● EXERCISE DETAILS
Write out each line exactly as given. Leave the pictures out of your copy.

· · · · ·

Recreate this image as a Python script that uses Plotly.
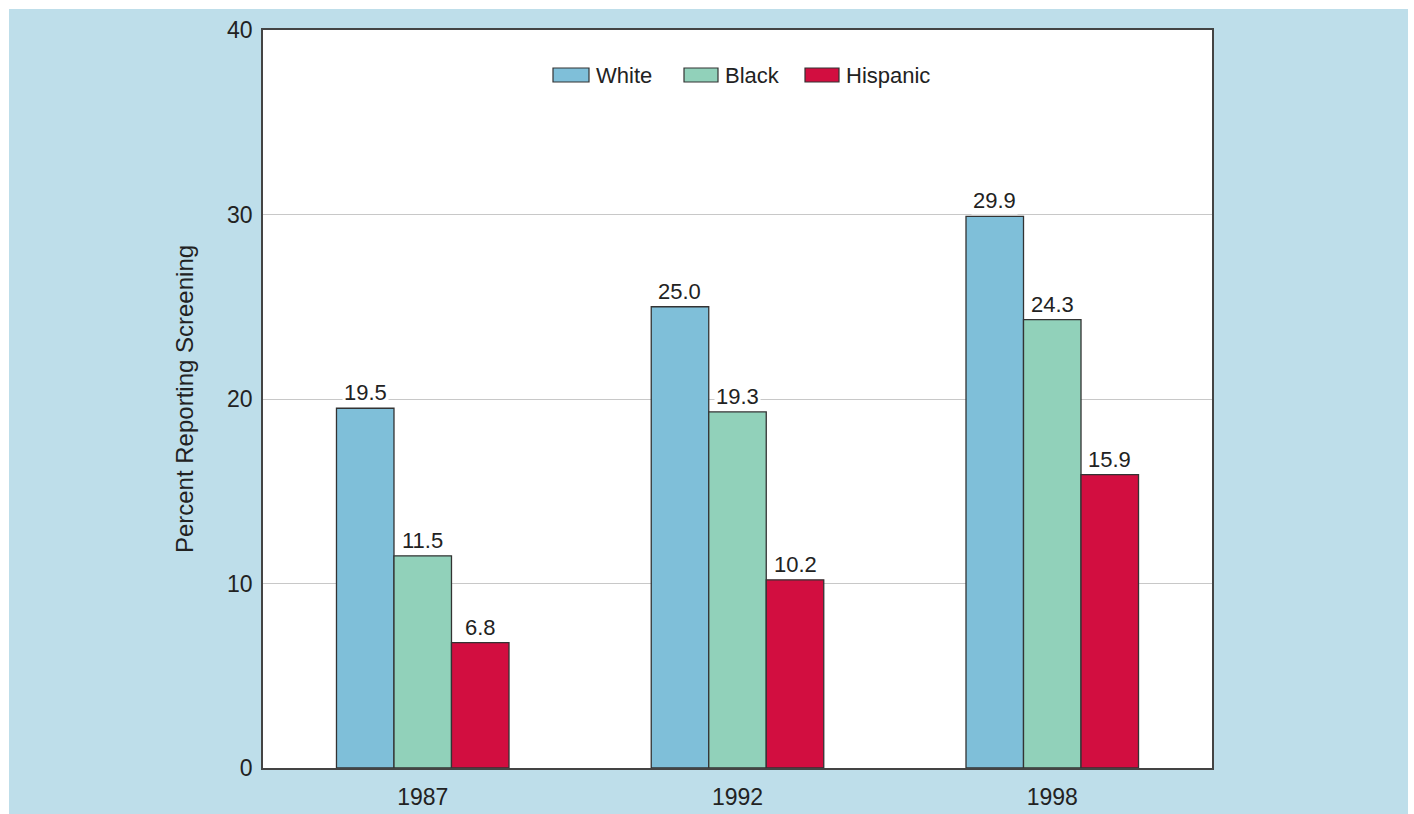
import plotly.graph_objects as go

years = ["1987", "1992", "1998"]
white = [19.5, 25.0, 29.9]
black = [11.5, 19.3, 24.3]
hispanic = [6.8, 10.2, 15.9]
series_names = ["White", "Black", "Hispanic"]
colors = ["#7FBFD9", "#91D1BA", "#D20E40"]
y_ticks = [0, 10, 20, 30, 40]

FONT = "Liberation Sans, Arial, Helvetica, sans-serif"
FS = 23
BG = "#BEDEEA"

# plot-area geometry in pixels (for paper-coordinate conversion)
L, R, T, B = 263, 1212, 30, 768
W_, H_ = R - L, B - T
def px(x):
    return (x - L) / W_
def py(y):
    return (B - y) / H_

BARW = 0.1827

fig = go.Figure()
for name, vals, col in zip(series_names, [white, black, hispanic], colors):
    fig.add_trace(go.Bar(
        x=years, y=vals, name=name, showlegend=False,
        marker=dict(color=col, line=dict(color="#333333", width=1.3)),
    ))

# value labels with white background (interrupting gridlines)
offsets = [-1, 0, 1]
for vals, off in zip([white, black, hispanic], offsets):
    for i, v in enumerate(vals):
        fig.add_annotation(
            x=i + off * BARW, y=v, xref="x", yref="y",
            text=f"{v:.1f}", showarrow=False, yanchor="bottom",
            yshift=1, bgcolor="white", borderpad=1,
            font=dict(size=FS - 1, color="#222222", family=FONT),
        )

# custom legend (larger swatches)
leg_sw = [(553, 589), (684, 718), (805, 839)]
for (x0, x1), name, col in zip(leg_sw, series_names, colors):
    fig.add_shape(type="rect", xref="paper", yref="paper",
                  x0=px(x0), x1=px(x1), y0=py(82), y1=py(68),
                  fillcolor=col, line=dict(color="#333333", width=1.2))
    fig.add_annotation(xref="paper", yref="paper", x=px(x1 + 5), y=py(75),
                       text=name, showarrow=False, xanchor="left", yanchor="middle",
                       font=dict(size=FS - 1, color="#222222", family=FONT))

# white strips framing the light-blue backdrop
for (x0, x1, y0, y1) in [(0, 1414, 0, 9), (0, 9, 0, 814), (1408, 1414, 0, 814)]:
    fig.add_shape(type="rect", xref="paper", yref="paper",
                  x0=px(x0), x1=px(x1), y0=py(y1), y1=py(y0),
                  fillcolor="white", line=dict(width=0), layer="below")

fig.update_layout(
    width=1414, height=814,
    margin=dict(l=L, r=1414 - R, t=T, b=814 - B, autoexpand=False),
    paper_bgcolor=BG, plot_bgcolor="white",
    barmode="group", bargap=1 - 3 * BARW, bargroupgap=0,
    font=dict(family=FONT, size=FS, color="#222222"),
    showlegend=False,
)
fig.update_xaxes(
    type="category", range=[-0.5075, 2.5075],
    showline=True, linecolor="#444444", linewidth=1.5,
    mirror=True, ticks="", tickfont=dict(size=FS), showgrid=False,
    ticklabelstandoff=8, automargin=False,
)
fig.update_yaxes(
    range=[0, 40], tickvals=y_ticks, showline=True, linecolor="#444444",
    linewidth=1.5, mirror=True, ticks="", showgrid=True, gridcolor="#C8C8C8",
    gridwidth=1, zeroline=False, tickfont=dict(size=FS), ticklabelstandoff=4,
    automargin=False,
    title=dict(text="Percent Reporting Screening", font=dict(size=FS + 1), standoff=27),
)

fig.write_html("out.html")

· · · · ·

● ANSWER
Recreate this image as a Python script that uses Plotly.
import plotly.graph_objects as go

years = ["1987", "1992", "1998"]
white = [19.5, 25.0, 29.9]
black = [11.5, 19.3, 24.3]
hispanic = [6.8, 10.2, 15.9]
series_names = ["White", "Black", "Hispanic"]
colors = ["#7FBFD9", "#91D1BA", "#D20E40"]
y_ticks = [0, 10, 20, 30, 40]

FONT = "Liberation Sans, Arial, Helvetica, sans-serif"
FS = 23
BG = "#BEDEEA"

# plot-area geometry in pixels (for paper-coordinate conversion)
L, R, T, B = 263, 1212, 30, 768
W_, H_ = R - L, B - T
def px(x):
    return (x - L) / W_
def py(y):
    return (B - y) / H_

BARW = 0.1827

fig = go.Figure()
for name, vals, col in zip(series_names, [white, black, hispanic], colors):
    fig.add_trace(go.Bar(
        x=years, y=vals, name=name, showlegend=False,
        marker=dict(color=col, line=dict(color="#333333", width=1.3)),
    ))

# value labels with white background (interrupting gridlines)
offsets = [-1, 0, 1]
for vals, off in zip([white, black, hispanic], offsets):
    for i, v in enumerate(vals):
        fig.add_annotation(
            x=i + off * BARW, y=v, xref="x", yref="y",
            text=f"{v:.1f}", showarrow=False, yanchor="bottom",
            yshift=1, bgcolor="white", borderpad=1,
            font=dict(size=FS - 1, color="#222222", family=FONT),
        )

# custom legend (larger swatches)
leg_sw = [(553, 589), (684, 718), (805, 839)]
for (x0, x1), name, col in zip(leg_sw, series_names, colors):
    fig.add_shape(type="rect", xref="paper", yref="paper",
                  x0=px(x0), x1=px(x1), y0=py(82), y1=py(68),
                  fillcolor=col, line=dict(color="#333333", width=1.2))
    fig.add_annotation(xref="paper", yref="paper", x=px(x1 + 5), y=py(75),
                       text=name, showarrow=False, xanchor="left", yanchor="middle",
                       font=dict(size=FS - 1, color="#222222", family=FONT))

# white strips framing the light-blue backdrop
for (x0, x1, y0, y1) in [(0, 1414, 0, 9), (0, 9, 0, 814), (1408, 1414, 0, 814)]:
    fig.add_shape(type="rect", xref="paper", yref="paper",
                  x0=px(x0), x1=px(x1), y0=py(y1), y1=py(y0),
                  fillcolor="white", line=dict(width=0), layer="below")

fig.update_layout(
    width=1414, height=814,
    margin=dict(l=L, r=1414 - R, t=T, b=814 - B, autoexpand=False),
    paper_bgcolor=BG, plot_bgcolor="white",
    barmode="group", bargap=1 - 3 * BARW, bargroupgap=0,
    font=dict(family=FONT, size=FS, color="#222222"),
    showlegend=False,
)
fig.update_xaxes(
    type="category", range=[-0.5075, 2.5075],
    showline=True, linecolor="#444444", linewidth=1.5,
    mirror=True, ticks="", tickfont=dict(size=FS), showgrid=False,
    ticklabelstandoff=8, automargin=False,
)
fig.update_yaxes(
    range=[0, 40], tickvals=y_ticks, showline=True, linecolor="#444444",
    linewidth=1.5, mirror=True, ticks="", showgrid=True, gridcolor="#C8C8C8",
    gridwidth=1, zeroline=False, tickfont=dict(size=FS), ticklabelstandoff=4,
    automargin=False,
    title=dict(text="Percent Reporting Screening", font=dict(size=FS + 1), standoff=27),
)

fig.write_html("out.html")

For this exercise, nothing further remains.